11 thoughts on “Mourning Manto

  1. A very interesting, thought provoking view on this. I am not politically inclined at all, and was neither celebrating nor mourning her death. I may however, in future, be less critical of those politicians, as I really do know nothing about them.

  2. I totally agree. there was so much more going on than we knew about when it came to her ministry…

    And insulting someone who’s just died and has no way to respond… well that’s just puerile.

  3. HRH > I don’t mind that, as long as mistakes were all they made.

    Cazpi > Thanks. Just that so often (especially in big news stories) people allow their opinions to be determined by whatever is “trendy”. SOmetimes digging a little deeper tells a different story.

    Clive > And completely valueless.

  4. Doesn’t she fit into the same category as Keith when it comes to their deaths. I mean sure, Keiths happened overnight, but that’s where he got it wrong. Old Manto knew doing it slowly was the way to go 😛

    But yes, whatever. You know me, I couldn’t really be bothered and am still wondering why everyone is being oh so serious about the whole thing.

    Although, I think this whole ‘never speak ill of the dead’ nonsense needs to bugger off.
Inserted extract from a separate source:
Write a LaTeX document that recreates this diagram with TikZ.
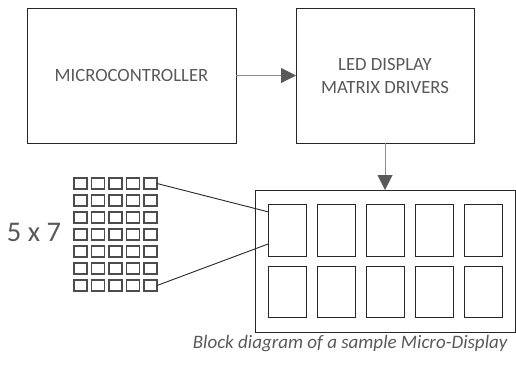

If you were a complete git in life, your death does not suddenly make you a lovely person. If that were true we would only have complimentary things to say about Hitler and Stalin and Mussolini and and and…you know they all have something in common with Manto…were trying to do something for their people….just didn’t do it in the best way possible 😉
    .-= Tara´s last blog ..‘Tis the season and all =-.

  5. Wenchy > It’s cool to hate Manto. And I can see why. But trendy viewpoints are often rather polarised.

    Tara > Woo. Long comment. Nowt else to do? 😉
    I’m not saying that we shouldn’t speak ill of the dead. Just that celebrating her death is gratuitous and tasteless. And that one should have all the facts before we go hell for leather and slate the woman because she only ever did harm.

  6. It’s work avoidance 😉

    Oh yes, that wasn’t aimed at you. Just general moaners and groaners around the interwebs thinking a decaying corpse makes you a saint.

    Maybe it’s something to do with that religion thing I hear so much about. *ponder*
    .-= Tara´s last blog ..‘Tis the season and all =-.

  7. Tara > Work avoidance is to be commended.

    Ah – got you now. I do agree. The whole “Gareth Cliff must be shot” brigade missed that memo though. And he missed the point. Apparently he blogged about it, but I am actually too busy to read it right now.

  8. Unfortunately, when you are in the public eye, you are seldom remembered for the things you did right. Scandal trumps charity and achievements almost every time. Just look at Tiger’s woes. 10years as one of the best golfers in the world, undone but a juicy sex scandal. Look at Michael Jackson. His music is maybe 10th on the list of things you know about him, after his weird antics including dangling babies off balconies etc.
    Unfortunately when you take on a public role, you are judged by the public. And the public LOVES to see when you mess up. I was vehemently against her AIDS policies and beliefs, I think she set SA back in an enormous way through her actions, but we are making up for it. Slowly.

  9. Tara > Agreed, but I think you have to balance that against where we would be if it were not for the role people like Manto played in getting rid of Apartheid. And yes, SA is slowly making progress against HIV now, but there would be none of the overseas funding coming in if we were still under a pre-94 regime.